L’artista si basa in Europa, coltivando simultaneamente una passione per angoli di mondo più distanti e nascosti, viaggiando e fotografando a Mosca, New York e Dakar per menzionare alcune delle sue destinazioni. La mostra presenta una collezione di più di 200 fotografie, 30 delle quali mai pubblicate prima.
Nel suo percorso, ritratto nella struttura della mostra, il pubblico è invitato a ripensare, riscrivere una storia europea attraverso la prospettiva di Bergemann. Quest’ultima, affascinata dalle realtà berlinesi, si concentra sull’incontro tra gli opposti, la costanza del conflitto nell’esistenza dell’essere e del suo circostante. Per esempio, nel contesto della DDR, contrappone l’edificio storico del tribunale durante la demolizione con la modernità dei vetri specchianti, rivelatori, del Haus des Lehrers. In una Germania riunita, fotografa lo smantellamento del Palazzo della Repubblica, simbolo della DDR, con la cattedrale neobarocca dietro.

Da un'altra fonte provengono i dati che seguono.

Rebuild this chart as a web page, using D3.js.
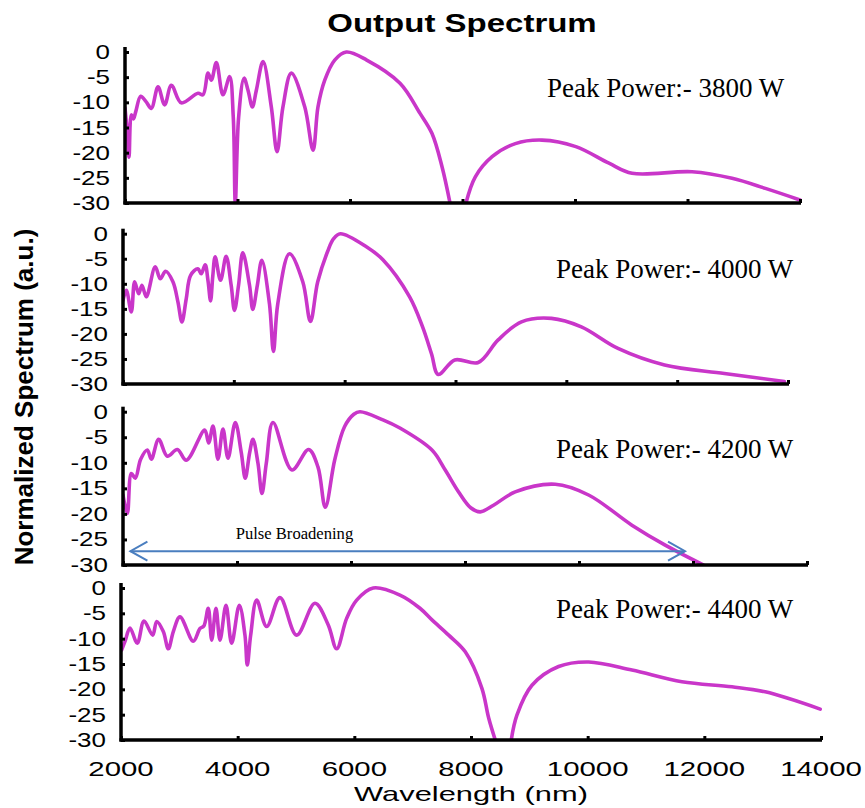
<!DOCTYPE html>
<html><head><meta charset="utf-8">
<script src="https://cdn.jsdelivr.net/npm/d3@7"></script>
<style>body{margin:0;background:#fff}svg{display:block}</style>
</head><body>
<svg id="chart" width="865" height="808"></svg>
<script>
// ---------- data ----------
const xTickValues = [2000, 4000, 6000, 8000, 10000, 12000, 14000];
const yTickValues = [0, -5, -10, -15, -20, -25, -30];
const peakPowers = ["Peak Power:- 3800 W", "Peak Power:- 4000 W", "Peak Power:- 4200 W", "Peak Power:- 4400 W"];

const wave3800 = [2000,2040,2071,2112,2150,2190,2279,2370,2468,2587,2705,2824,3001,3298,3387,3476,3535,3624,3742,3861,3925,3961,4020,4116,4187,4264,4335,4454,4601,4703,4808,4957,5195,5343,5431,5551,5728,5935,6297,6889,7245,7458,7636,7778,7900,8062,8228,8526,8940,9414,10015,10604,11015,12080,12792,13384,14000];
const spec3800 = [-11.1,-16,-20.9,-12.5,-13.3,-11.9,-8.8,-9.8,-11.2,-6.9,-10.5,-6.6,-10.1,-8.2,-8.5,-4.2,-5.6,-2.1,-8.5,-4.9,-13,-30,-13,-5.2,-7.6,-10.9,-7.6,-1.9,-10.9,-19.8,-10.9,-4.2,-10.9,-19.5,-10.9,-5.6,-1.6,0,-1.6,-6.2,-12.2,-16.2,-22.8,-30,null,-30,-24.8,-20.8,-18.2,-17.5,-18.8,-22.1,-24.1,-23.8,-25.1,-27.1,-29.4];

const wave4000 = [2000,2060,2150,2210,2283,2342,2420,2582,2672,2769,2901,2991,3063,3141,3220,3352,3411,3483,3535,3580,3620,3663,3760,3861,3952,4012,4085,4162,4283,4342,4424,4505,4643,4715,4793,5004,5244,5382,5514,5694,5800,5923,6392,6690,7172,7406,7568,7689,7988,8410,8770,9190,9731,10271,10932,11772,12853,13935];
const spec4000 = [-13.3,-11.3,-15.6,-9.6,-12,-10.3,-12.6,-6.6,-9,-7.5,-9.6,-13.6,-17.6,-13,-8.3,-7,-8,-6.2,-9.5,-13.4,-8.5,-4.6,-9.3,-4.5,-10.3,-15.3,-10.3,-3.8,-10.3,-15.1,-10.3,-5.3,-14,-23.5,-14,-4,-9.6,-17.5,-9.6,-3.5,-1,0,-2.6,-5.2,-12.6,-18.6,-24,-28.1,-25.2,-25.7,-21.2,-17.6,-16.9,-18.6,-22.9,-26.2,-27.9,-29.5];

const wave4200 = [2000,2076,2146,2216,2310,2427,2497,2626,2777,2953,3111,3433,3503,3579,3666,3754,3842,3970,4075,4145,4222,4280,4368,4438,4514,4631,4964,5257,5420,5549,5713,5888,6050,6157,6560,6858,7420,7653,7888,8100,8268,8500,8881,9583,10168,10928,11512,12186];
const spec4200 = [-16.3,-19.9,-12.1,-13,-9.3,-7.5,-9.3,-5.4,-8.7,-7.4,-9.5,-3.6,-6.1,-2.8,-9.3,-3.4,-9.1,-2.1,-8,-13,-8,-5.4,-10.1,-16,-10.1,-2.1,-11.4,-7.4,-10.8,-18.7,-9.5,-2.9,-0.5,0,-1.6,-3.2,-7.5,-11.4,-15.7,-18.8,-19.6,-18.3,-15.7,-14.2,-16.3,-22.2,-26.1,-30];

const wave4400 = [2012,2070,2154,2279,2394,2543,2612,2725,2811,2897,3011,3239,3354,3420,3496,3555,3628,3697,3800,3897,4028,4125,4165,4223,4326,4497,4725,5011,5325,5553,5697,5868,6040,6324,6782,7125,7331,7617,7902,8187,8302,8416,8550,8690,8787,9045,9502,10016,10759,11616,12473,13044,13986];
const spec4400 = [-12.2,-10.5,-7.9,-10.9,-6.5,-9.3,-6.6,-8.6,-12,-8.6,-5.7,-10.5,-8,-7.5,-4,-10.3,-4,-10.3,-3.4,-10.9,-3.4,-9.3,-15.2,-9.3,-2.4,-7.6,-1.9,-9.3,-3,-7.3,-12,-6,-2.4,0,-1.4,-4,-6.3,-9.3,-12.6,-19.8,-25.6,-30,null,-30,-25.1,-19.2,-15.5,-14.6,-16.2,-18.5,-19.5,-20.5,-23.9];

const arrowWave = [2130, 11860];
const arrowLevel = -27.3;

// ---------- layout ----------
const svg = d3.select("#chart");
svg.append("rect").attr("width", 865).attr("height", 808).attr("fill", "#fff");

const panels = [
  {w: wave3800, s: spec3800, x0: 125, x1: 800, yT: 52,    yB: 203, lx: 547, ly: 97},
  {w: wave4000, s: spec4000, x0: 123, x1: 788, yT: 233.7, yB: 384, lx: 556, ly: 278},
  {w: wave4200, s: spec4200, x0: 123, x1: 807, yT: 411.7, yB: 565, lx: 556, ly: 458},
  {w: wave4400, s: spec4400, x0: 121, x1: 821, yT: 588,   yB: 740, lx: 556, ly: 618}
];

const lineColor = "#c936c9";
const sansFont = "'Liberation Sans', Arial, Helvetica, sans-serif";
const serifFont = "'Liberation Serif', 'Times New Roman', serif";

function stretchedText(g, txt, x, y, size, sx, anchor, weight) {
  return g.append("text")
    .attr("transform", `translate(${x},${y}) scale(${sx},1)`)
    .attr("font-family", sansFont)
    .attr("font-size", size)
    .attr("font-weight", weight || "normal")
    .attr("text-anchor", anchor)
    .attr("fill", "#000")
    .text(txt);
}

panels.forEach((p, i) => {
  const x = d3.scaleLinear().domain([2000, 14000]).range([p.x0, p.x1]);
  const y = d3.scaleLinear().domain([0, -30]).range([p.yT, p.yB]);
  p.x = x; p.y = y;
  const g = svg.append("g");

  const clipId = "clip" + i;
  svg.append("clipPath").attr("id", clipId).append("rect")
    .attr("x", p.x0).attr("y", p.yT - 10).attr("width", p.x1 - p.x0 + 4).attr("height", p.yB - p.yT + 10);

  // curve
  const pts = p.w.map((w, k) => [w, p.s[k]]);
  const line = d3.line()
    .defined(d => d[1] !== null)
    .x(d => x(d[0])).y(d => y(d[1]))
    .curve(d3.curveCatmullRom.alpha(0.5));
  g.append("path").attr("d", line(pts))
    .attr("fill", "none").attr("stroke", lineColor)
    .attr("stroke-width", 3.6).attr("stroke-linejoin", "round").attr("stroke-linecap", "round")
    .attr("clip-path", `url(#${clipId})`);

  // axes (inward ticks)
  const yAxis = d3.axisRight(y).tickValues(yTickValues).tickSize(4).tickFormat("");
  const ya = g.append("g").attr("transform", `translate(${p.x0},0)`).call(yAxis);
  ya.select(".domain").remove();
  ya.selectAll("line").attr("stroke", "#000").attr("stroke-width", 3);

  const xAxis = d3.axisTop(x).tickValues(xTickValues).tickSize(4).tickFormat("");
  const xa = g.append("g").attr("transform", `translate(0,${p.yB})`).call(xAxis);
  xa.select(".domain").remove();
  xa.selectAll("line").attr("stroke", "#000").attr("stroke-width", 3);

  g.append("line").attr("x1", p.x0).attr("x2", p.x0).attr("y1", p.yT - 5).attr("y2", p.yB + 1.5)
    .attr("stroke", "#000").attr("stroke-width", 3.5);
  g.append("line").attr("x1", p.x0 - 1.5).attr("x2", p.x1 + 1).attr("y1", p.yB).attr("y2", p.yB)
    .attr("stroke", "#000").attr("stroke-width", 3.5);

  // y tick labels
  yTickValues.forEach(v => {
    stretchedText(g, String(v), p.x0 - 15, y(v) + 7, 20, 1.3, "end");
  });

  // peak power label
  g.append("text").attr("x", p.lx).attr("y", p.ly)
    .attr("font-family", serifFont).attr("font-size", 27).attr("fill", "#000")
    .text(peakPowers[i]);
});

// bottom x tick labels
const pb = panels[3];
xTickValues.forEach(v => {
  stretchedText(svg, String(v), pb.x(v), 776, 21, 1.4, "middle");
});

// titles
stretchedText(svg, "Output Spectrum", 462, 32, 25, 1.32, "middle", "bold");
stretchedText(svg, "Wavelength (nm)", 471, 801, 21, 1.47, "middle");
svg.append("text")
  .attr("transform", "translate(33,397) rotate(-90)")
  .attr("font-family", sansFont).attr("font-size", 26).attr("font-weight", "bold")
  .attr("text-anchor", "middle").attr("fill", "#000")
  .text("Normalized Spectrum (a.u.)");

// Pulse broadening arrow (panel 3)
const p3 = panels[2];
const ax1 = p3.x(arrowWave[0]), ax2 = p3.x(arrowWave[1]), ay = p3.y(arrowLevel);
const blue = "#4a7ebf";
svg.append("line").attr("x1", ax1).attr("x2", ax2).attr("y1", ay).attr("y2", ay)
  .attr("stroke", blue).attr("stroke-width", 2);
svg.append("path").attr("d", `M${ax1 + 17},${ay - 9.5}L${ax1},${ay}L${ax1 + 17},${ay + 9.5}`)
  .attr("fill", "none").attr("stroke", blue).attr("stroke-width", 2);
svg.append("path").attr("d", `M${ax2 - 17},${ay - 9.5}L${ax2},${ay}L${ax2 - 17},${ay + 9.5}`)
  .attr("fill", "none").attr("stroke", blue).attr("stroke-width", 2);
svg.append("text").attr("x", p3.x(5008)).attr("y", p3.y(-25))
  .attr("font-family", serifFont).attr("font-size", 16.6).attr("text-anchor", "middle").attr("fill", "#000")
  .text("Pulse Broadening");
</script>
</body></html>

Nel raccontare i paradossi apparenti della città, Bergemann non dimentica l’importanza del popolo, che osserva e analizza nel suo milieu, riscrivendo una storia da un punto di vista esterno, che non giudica ma rivela.
Inoltre, nelle sue opere, Bergemann si concentra sul ruolo della donna, piazzandola al centro di una società in pieno sviluppo nella quale le differenze di genere avevano determinato la politica del paese. Molte di queste donne sono artiste, scrittrici, attrici, modelle: quello che sottolinea la fotografa è l’essenza del femminile nelle sue varie forme. Come dichiara nel 1994, Bergemann voleva “portare la realtà dentro a queste immagini”.
Infine, per svelare un ultimo aspetto del lavoro di Bergemann esplorato nella mostra, cominciando negli anni ’90, l’artista riceve commissioni da periodici come Stern, The New York Times Magazine, Zeit-Magazin e GEO tra altri. Così comincia una fotografia in stile di reportage che continua per il resto della sua vita: i suoi progetti rimangono centrali allo sviluppo della fotografia giornalistica, soprattutto grazie alla sua attenzione ai colori.
Bergemann partiva in missione in paesi come il Ghana, il Portogallo, il Mali o ancora il Senegal. Una volta tornata, passava ore nella camera oscura, nella quale ingrandiva e sviluppava le proprie fotografie. Come disse nel 2007, “sennò, non sono le mie fotografie”.
Sibylle Bergemann è un esempio di come la passione porta allo sviluppo di una narrativa trasformata, che con una lente diversa, considera con spirito critico i propri dintorni, lanciando una scia d’innovazione.